Mr. Beale is correct. The above point is one I, as a conservative who boarded the Trump Train early, have been making all along. There is nothing foreign or particularly novel about Trump’s basic agenda cluster. Candidate Trump expressed positions that would have been broadly held by Republicans prior to World War II.
People who were baffled by where Trump was coming from policy wise, like much of the Conservative Inc. punditocracy, were stuck in the current paradigm and lacked historical perspective. Trumpism is in many ways the Republican Party agenda until the 1940s. The GOP platform opposed free trade up to 1944. The GOP has always been the party of nationalism, for better or for worse, whether real nationalism or a false nationalism (proposition nation foolishness and overseas military adventurism). In fact, you could argue that nationalism has historically been the Republican Party’s primary distinguishing/unifying rhetorical feature.
People who see Trump’s nationalism and his overall agenda as a foreign import, including well-meaning people (as opposed to Social Justice Warrior name callers) who see it as some sort of manifestation of fascism, an almost exclusively European phenomenon, seem woefully ignorant of U.S. political dynamics prior to World War II.
The GOP did pretty well for itself with essentially the Whig Platform from after the War Between the States until the 1940’s. There was clearly a majority coalition at the national level that allowed Republicans to dominate the Presidency during this time frame until the disruption of the Great Depression and Franklin Roosevelt’s four terms. Why would this governing coalition necessarily go away just because the GOP changed its rhetorical stance?

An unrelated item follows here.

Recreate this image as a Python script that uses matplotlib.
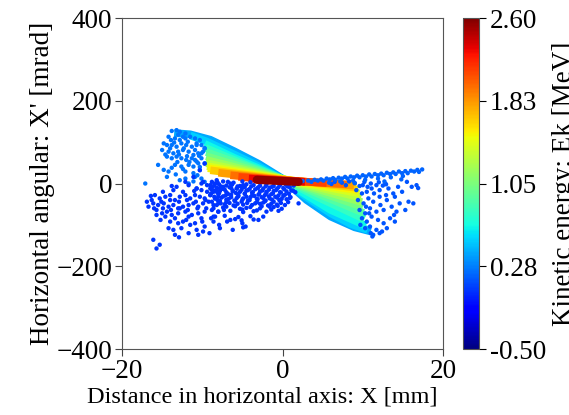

In fact, it could be argued that it never went away (although it got demographically diminished) and the two party dynamic that emerged post World War II left a lot of people unspoken for.
Perhaps Trump’s continuity with the past was more obvious to people like me coming from a paleoconservative perspective, because this is an aspect of the Republican’s historic agenda that some of us as proponents of localism and constitutionalism, and generally sympathetic to the South, have been critical of.
There is still much about the Trump agenda that I understand but am not comfortable with. So why the change of heart? Why would a paleo like me who is critical of Teddy Roosevelt and many aspects of the Whiggish agenda of the early GOP, embrace Trump? Context and timing are everything. If the imminent enemy is globalism, the counter to that is nationalism even if it is an imperfect nationalism. Globalism is not going to be countered by ideological quibbling over a more perfect nationalism and the right balance between nationalism and localism in an ideal republic. It can only be countered by a broad nationalism that is able to emotionally resonate with and be embraced by the masses. We can argue about the details after we have prevented the U.S. from being subsumed into a Davosian global order.